→ **TASK REQUIREMENTS**:
The material below should be written out in full and exactly; pictures stay out of the copy.

→ **DATASET SECTION**:

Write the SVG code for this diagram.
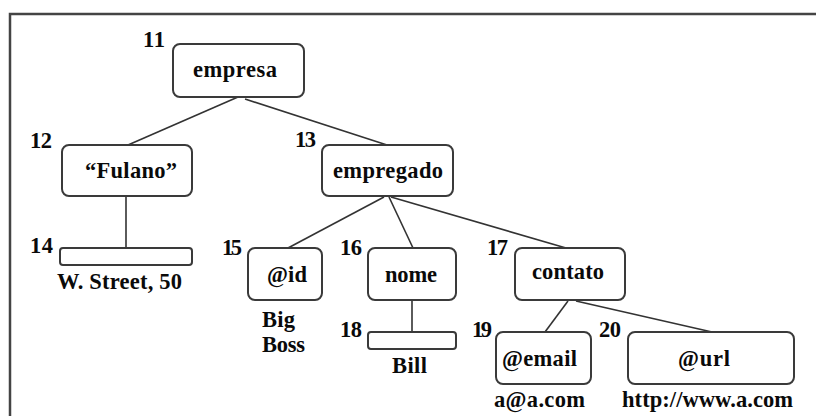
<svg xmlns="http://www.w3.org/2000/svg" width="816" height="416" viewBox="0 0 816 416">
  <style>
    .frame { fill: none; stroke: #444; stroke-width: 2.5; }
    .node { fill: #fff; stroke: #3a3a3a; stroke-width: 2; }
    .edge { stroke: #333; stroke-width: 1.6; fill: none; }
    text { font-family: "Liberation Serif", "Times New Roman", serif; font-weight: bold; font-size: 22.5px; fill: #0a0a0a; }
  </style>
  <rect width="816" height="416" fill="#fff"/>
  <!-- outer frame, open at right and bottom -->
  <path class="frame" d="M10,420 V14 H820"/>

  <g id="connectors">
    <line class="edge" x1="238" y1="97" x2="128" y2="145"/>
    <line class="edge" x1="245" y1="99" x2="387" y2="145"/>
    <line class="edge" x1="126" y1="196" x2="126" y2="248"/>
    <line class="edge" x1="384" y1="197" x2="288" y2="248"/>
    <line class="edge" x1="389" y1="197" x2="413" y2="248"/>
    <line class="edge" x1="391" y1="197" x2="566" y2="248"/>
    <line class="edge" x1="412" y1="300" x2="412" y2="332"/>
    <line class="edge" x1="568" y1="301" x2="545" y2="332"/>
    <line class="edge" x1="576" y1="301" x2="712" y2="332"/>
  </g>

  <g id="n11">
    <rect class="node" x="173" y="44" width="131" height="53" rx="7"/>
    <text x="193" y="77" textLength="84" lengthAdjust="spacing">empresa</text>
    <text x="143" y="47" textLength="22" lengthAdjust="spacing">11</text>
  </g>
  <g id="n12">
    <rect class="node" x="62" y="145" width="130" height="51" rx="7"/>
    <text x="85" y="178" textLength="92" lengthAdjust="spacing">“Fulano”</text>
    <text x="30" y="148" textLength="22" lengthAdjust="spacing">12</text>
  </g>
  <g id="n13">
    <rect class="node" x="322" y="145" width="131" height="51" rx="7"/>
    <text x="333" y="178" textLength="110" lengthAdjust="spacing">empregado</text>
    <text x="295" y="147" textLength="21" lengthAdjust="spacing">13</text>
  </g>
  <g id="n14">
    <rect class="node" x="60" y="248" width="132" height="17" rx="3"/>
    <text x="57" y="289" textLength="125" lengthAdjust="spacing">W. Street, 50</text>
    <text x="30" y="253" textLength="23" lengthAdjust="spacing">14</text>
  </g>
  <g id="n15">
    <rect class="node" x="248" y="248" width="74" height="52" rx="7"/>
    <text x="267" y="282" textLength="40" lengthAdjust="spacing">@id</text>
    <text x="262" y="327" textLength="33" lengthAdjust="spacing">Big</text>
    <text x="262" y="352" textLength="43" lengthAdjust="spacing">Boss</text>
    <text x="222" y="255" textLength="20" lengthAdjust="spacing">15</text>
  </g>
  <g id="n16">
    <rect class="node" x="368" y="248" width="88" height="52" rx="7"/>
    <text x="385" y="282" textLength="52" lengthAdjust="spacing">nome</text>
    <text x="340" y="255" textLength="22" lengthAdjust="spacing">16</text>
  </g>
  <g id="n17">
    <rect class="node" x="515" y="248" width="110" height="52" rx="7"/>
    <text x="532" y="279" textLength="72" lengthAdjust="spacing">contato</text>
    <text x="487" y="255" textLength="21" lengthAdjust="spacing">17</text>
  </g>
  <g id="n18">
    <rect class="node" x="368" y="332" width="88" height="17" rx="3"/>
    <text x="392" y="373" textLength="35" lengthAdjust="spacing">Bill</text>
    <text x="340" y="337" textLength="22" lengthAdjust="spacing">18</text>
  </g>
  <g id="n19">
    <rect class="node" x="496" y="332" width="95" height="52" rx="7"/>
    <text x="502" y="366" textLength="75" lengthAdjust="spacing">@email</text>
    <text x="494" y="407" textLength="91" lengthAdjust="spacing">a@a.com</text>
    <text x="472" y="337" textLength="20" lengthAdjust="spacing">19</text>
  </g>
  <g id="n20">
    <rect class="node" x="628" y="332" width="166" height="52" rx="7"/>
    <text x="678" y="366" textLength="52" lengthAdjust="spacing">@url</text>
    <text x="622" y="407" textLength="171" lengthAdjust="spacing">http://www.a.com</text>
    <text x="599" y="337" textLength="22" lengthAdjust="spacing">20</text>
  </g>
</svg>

→ **FINAL RESULT**:
Write the SVG code for this diagram.
<svg xmlns="http://www.w3.org/2000/svg" width="816" height="416" viewBox="0 0 816 416">
  <style>
    .frame { fill: none; stroke: #444; stroke-width: 2.5; }
    .node { fill: #fff; stroke: #3a3a3a; stroke-width: 2; }
    .edge { stroke: #333; stroke-width: 1.6; fill: none; }
    text { font-family: "Liberation Serif", "Times New Roman", serif; font-weight: bold; font-size: 22.5px; fill: #0a0a0a; }
  </style>
  <rect width="816" height="416" fill="#fff"/>
  <!-- outer frame, open at right and bottom -->
  <path class="frame" d="M10,420 V14 H820"/>

  <g id="connectors">
    <line class="edge" x1="238" y1="97" x2="128" y2="145"/>
    <line class="edge" x1="245" y1="99" x2="387" y2="145"/>
    <line class="edge" x1="126" y1="196" x2="126" y2="248"/>
    <line class="edge" x1="384" y1="197" x2="288" y2="248"/>
    <line class="edge" x1="389" y1="197" x2="413" y2="248"/>
    <line class="edge" x1="391" y1="197" x2="566" y2="248"/>
    <line class="edge" x1="412" y1="300" x2="412" y2="332"/>
    <line class="edge" x1="568" y1="301" x2="545" y2="332"/>
    <line class="edge" x1="576" y1="301" x2="712" y2="332"/>
  </g>

  <g id="n11">
    <rect class="node" x="173" y="44" width="131" height="53" rx="7"/>
    <text x="193" y="77" textLength="84" lengthAdjust="spacing">empresa</text>
    <text x="143" y="47" textLength="22" lengthAdjust="spacing">11</text>
  </g>
  <g id="n12">
    <rect class="node" x="62" y="145" width="130" height="51" rx="7"/>
    <text x="85" y="178" textLength="92" lengthAdjust="spacing">“Fulano”</text>
    <text x="30" y="148" textLength="22" lengthAdjust="spacing">12</text>
  </g>
  <g id="n13">
    <rect class="node" x="322" y="145" width="131" height="51" rx="7"/>
    <text x="333" y="178" textLength="110" lengthAdjust="spacing">empregado</text>
    <text x="295" y="147" textLength="21" lengthAdjust="spacing">13</text>
  </g>
  <g id="n14">
    <rect class="node" x="60" y="248" width="132" height="17" rx="3"/>
    <text x="57" y="289" textLength="125" lengthAdjust="spacing">W. Street, 50</text>
    <text x="30" y="253" textLength="23" lengthAdjust="spacing">14</text>
  </g>
  <g id="n15">
    <rect class="node" x="248" y="248" width="74" height="52" rx="7"/>
    <text x="267" y="282" textLength="40" lengthAdjust="spacing">@id</text>
    <text x="262" y="327" textLength="33" lengthAdjust="spacing">Big</text>
    <text x="262" y="352" textLength="43" lengthAdjust="spacing">Boss</text>
    <text x="222" y="255" textLength="20" lengthAdjust="spacing">15</text>
  </g>
  <g id="n16">
    <rect class="node" x="368" y="248" width="88" height="52" rx="7"/>
    <text x="385" y="282" textLength="52" lengthAdjust="spacing">nome</text>
    <text x="340" y="255" textLength="22" lengthAdjust="spacing">16</text>
  </g>
  <g id="n17">
    <rect class="node" x="515" y="248" width="110" height="52" rx="7"/>
    <text x="532" y="279" textLength="72" lengthAdjust="spacing">contato</text>
    <text x="487" y="255" textLength="21" lengthAdjust="spacing">17</text>
  </g>
  <g id="n18">
    <rect class="node" x="368" y="332" width="88" height="17" rx="3"/>
    <text x="392" y="373" textLength="35" lengthAdjust="spacing">Bill</text>
    <text x="340" y="337" textLength="22" lengthAdjust="spacing">18</text>
  </g>
  <g id="n19">
    <rect class="node" x="496" y="332" width="95" height="52" rx="7"/>
    <text x="502" y="366" textLength="75" lengthAdjust="spacing">@email</text>
    <text x="494" y="407" textLength="91" lengthAdjust="spacing">a@a.com</text>
    <text x="472" y="337" textLength="20" lengthAdjust="spacing">19</text>
  </g>
  <g id="n20">
    <rect class="node" x="628" y="332" width="166" height="52" rx="7"/>
    <text x="678" y="366" textLength="52" lengthAdjust="spacing">@url</text>
    <text x="622" y="407" textLength="171" lengthAdjust="spacing">http://www.a.com</text>
    <text x="599" y="337" textLength="22" lengthAdjust="spacing">20</text>
  </g>
</svg>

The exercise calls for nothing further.